"""
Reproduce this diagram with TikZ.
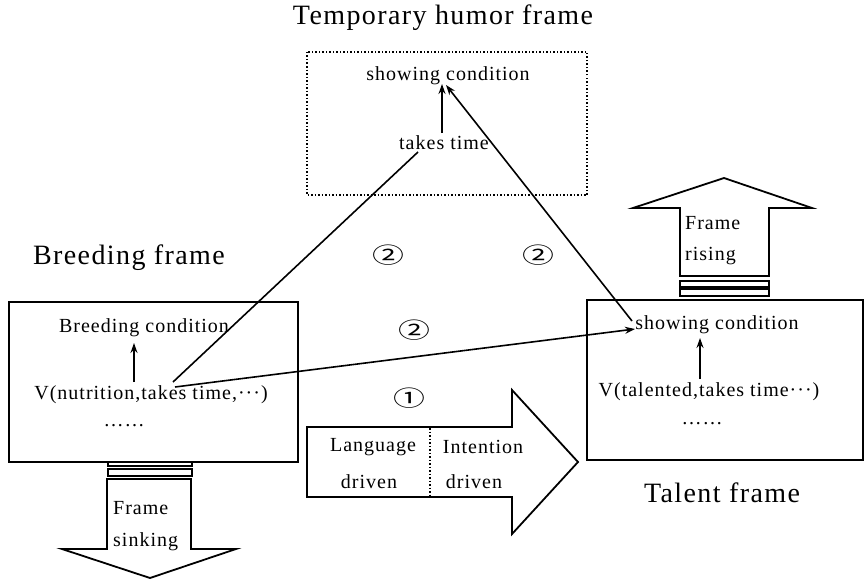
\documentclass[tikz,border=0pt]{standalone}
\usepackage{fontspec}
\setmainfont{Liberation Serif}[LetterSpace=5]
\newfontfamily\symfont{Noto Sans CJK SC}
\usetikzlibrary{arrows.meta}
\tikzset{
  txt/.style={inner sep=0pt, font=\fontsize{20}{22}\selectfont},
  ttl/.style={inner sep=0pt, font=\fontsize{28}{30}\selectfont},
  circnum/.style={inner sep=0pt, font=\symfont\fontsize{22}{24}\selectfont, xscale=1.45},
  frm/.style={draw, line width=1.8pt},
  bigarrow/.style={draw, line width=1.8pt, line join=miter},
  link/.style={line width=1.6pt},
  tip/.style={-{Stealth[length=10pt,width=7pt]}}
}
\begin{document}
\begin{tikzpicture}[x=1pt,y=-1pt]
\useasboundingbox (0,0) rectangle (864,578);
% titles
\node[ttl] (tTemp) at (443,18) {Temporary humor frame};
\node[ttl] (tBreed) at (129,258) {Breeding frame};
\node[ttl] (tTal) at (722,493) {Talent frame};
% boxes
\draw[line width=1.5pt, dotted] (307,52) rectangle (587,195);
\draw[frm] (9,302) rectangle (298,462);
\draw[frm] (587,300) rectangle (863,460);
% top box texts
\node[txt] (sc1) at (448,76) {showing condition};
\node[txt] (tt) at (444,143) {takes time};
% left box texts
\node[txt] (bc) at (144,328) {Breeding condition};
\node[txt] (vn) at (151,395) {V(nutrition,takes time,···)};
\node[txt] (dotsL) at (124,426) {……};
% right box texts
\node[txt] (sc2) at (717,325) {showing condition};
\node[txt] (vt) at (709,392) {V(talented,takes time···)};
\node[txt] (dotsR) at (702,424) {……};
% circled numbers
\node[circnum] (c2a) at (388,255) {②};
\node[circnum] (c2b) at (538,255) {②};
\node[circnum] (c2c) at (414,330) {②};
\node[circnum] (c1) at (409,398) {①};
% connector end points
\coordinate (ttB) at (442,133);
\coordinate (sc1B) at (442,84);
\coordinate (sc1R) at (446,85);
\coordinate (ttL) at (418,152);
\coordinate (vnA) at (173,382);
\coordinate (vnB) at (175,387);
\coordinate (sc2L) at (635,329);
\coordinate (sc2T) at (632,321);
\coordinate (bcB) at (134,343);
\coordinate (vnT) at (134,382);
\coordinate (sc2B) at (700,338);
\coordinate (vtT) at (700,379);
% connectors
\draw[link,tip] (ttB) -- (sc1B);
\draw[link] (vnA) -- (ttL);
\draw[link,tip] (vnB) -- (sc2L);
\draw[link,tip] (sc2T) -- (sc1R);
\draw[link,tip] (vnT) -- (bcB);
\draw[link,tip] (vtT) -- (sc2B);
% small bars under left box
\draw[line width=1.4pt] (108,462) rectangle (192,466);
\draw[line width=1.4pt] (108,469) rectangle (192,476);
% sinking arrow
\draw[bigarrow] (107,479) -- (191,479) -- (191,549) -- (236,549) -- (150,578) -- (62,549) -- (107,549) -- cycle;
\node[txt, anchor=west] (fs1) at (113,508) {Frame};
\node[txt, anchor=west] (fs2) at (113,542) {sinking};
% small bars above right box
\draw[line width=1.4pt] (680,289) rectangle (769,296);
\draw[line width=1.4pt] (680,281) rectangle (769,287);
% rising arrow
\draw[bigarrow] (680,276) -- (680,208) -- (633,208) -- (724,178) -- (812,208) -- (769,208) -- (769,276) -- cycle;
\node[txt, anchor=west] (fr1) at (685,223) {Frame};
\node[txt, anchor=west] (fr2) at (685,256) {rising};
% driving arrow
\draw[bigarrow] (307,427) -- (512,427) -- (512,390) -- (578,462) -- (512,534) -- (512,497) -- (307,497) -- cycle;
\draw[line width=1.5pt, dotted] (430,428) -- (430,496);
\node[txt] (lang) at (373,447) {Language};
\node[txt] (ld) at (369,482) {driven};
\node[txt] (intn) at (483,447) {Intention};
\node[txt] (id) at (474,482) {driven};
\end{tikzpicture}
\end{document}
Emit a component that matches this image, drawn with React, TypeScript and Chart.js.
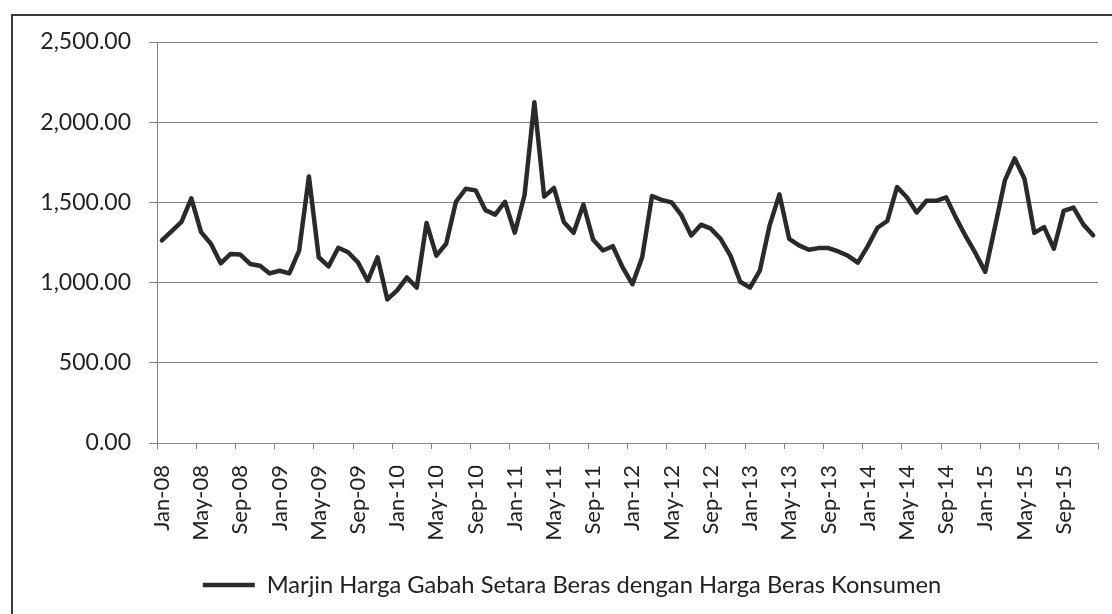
"""
--- TASK DESCRIPTION ---
Using the records above, retype everything exactly except the pictures.

--- EXERCISE OUTPUT ---
Reproduce this diagram with TikZ.
\documentclass[tikz,border=0pt]{standalone}
\usepackage{fontspec}
\setmainfont{Liberation Serif}[LetterSpace=5]
\newfontfamily\symfont{Noto Sans CJK SC}
\usetikzlibrary{arrows.meta}
\tikzset{
  txt/.style={inner sep=0pt, font=\fontsize{20}{22}\selectfont},
  ttl/.style={inner sep=0pt, font=\fontsize{28}{30}\selectfont},
  circnum/.style={inner sep=0pt, font=\symfont\fontsize{22}{24}\selectfont, xscale=1.45},
  frm/.style={draw, line width=1.8pt},
  bigarrow/.style={draw, line width=1.8pt, line join=miter},
  link/.style={line width=1.6pt},
  tip/.style={-{Stealth[length=10pt,width=7pt]}}
}
\begin{document}
\begin{tikzpicture}[x=1pt,y=-1pt]
\useasboundingbox (0,0) rectangle (864,578);
% titles
\node[ttl] (tTemp) at (443,18) {Temporary humor frame};
\node[ttl] (tBreed) at (129,258) {Breeding frame};
\node[ttl] (tTal) at (722,493) {Talent frame};
% boxes
\draw[line width=1.5pt, dotted] (307,52) rectangle (587,195);
\draw[frm] (9,302) rectangle (298,462);
\draw[frm] (587,300) rectangle (863,460);
% top box texts
\node[txt] (sc1) at (448,76) {showing condition};
\node[txt] (tt) at (444,143) {takes time};
% left box texts
\node[txt] (bc) at (144,328) {Breeding condition};
\node[txt] (vn) at (151,395) {V(nutrition,takes time,···)};
\node[txt] (dotsL) at (124,426) {……};
% right box texts
\node[txt] (sc2) at (717,325) {showing condition};
\node[txt] (vt) at (709,392) {V(talented,takes time···)};
\node[txt] (dotsR) at (702,424) {……};
% circled numbers
\node[circnum] (c2a) at (388,255) {②};
\node[circnum] (c2b) at (538,255) {②};
\node[circnum] (c2c) at (414,330) {②};
\node[circnum] (c1) at (409,398) {①};
% connector end points
\coordinate (ttB) at (442,133);
\coordinate (sc1B) at (442,84);
\coordinate (sc1R) at (446,85);
\coordinate (ttL) at (418,152);
\coordinate (vnA) at (173,382);
\coordinate (vnB) at (175,387);
\coordinate (sc2L) at (635,329);
\coordinate (sc2T) at (632,321);
\coordinate (bcB) at (134,343);
\coordinate (vnT) at (134,382);
\coordinate (sc2B) at (700,338);
\coordinate (vtT) at (700,379);
% connectors
\draw[link,tip] (ttB) -- (sc1B);
\draw[link] (vnA) -- (ttL);
\draw[link,tip] (vnB) -- (sc2L);
\draw[link,tip] (sc2T) -- (sc1R);
\draw[link,tip] (vnT) -- (bcB);
\draw[link,tip] (vtT) -- (sc2B);
% small bars under left box
\draw[line width=1.4pt] (108,462) rectangle (192,466);
\draw[line width=1.4pt] (108,469) rectangle (192,476);
% sinking arrow
\draw[bigarrow] (107,479) -- (191,479) -- (191,549) -- (236,549) -- (150,578) -- (62,549) -- (107,549) -- cycle;
\node[txt, anchor=west] (fs1) at (113,508) {Frame};
\node[txt, anchor=west] (fs2) at (113,542) {sinking};
% small bars above right box
\draw[line width=1.4pt] (680,289) rectangle (769,296);
\draw[line width=1.4pt] (680,281) rectangle (769,287);
% rising arrow
\draw[bigarrow] (680,276) -- (680,208) -- (633,208) -- (724,178) -- (812,208) -- (769,208) -- (769,276) -- cycle;
\node[txt, anchor=west] (fr1) at (685,223) {Frame};
\node[txt, anchor=west] (fr2) at (685,256) {rising};
% driving arrow
\draw[bigarrow] (307,427) -- (512,427) -- (512,390) -- (578,462) -- (512,534) -- (512,497) -- (307,497) -- cycle;
\draw[line width=1.5pt, dotted] (430,428) -- (430,496);
\node[txt] (lang) at (373,447) {Language};
\node[txt] (ld) at (369,482) {driven};
\node[txt] (intn) at (483,447) {Intention};
\node[txt] (id) at (474,482) {driven};
\end{tikzpicture}
\end{document}
Emit a component that matches this image, drawn with React, TypeScript and Chart.js.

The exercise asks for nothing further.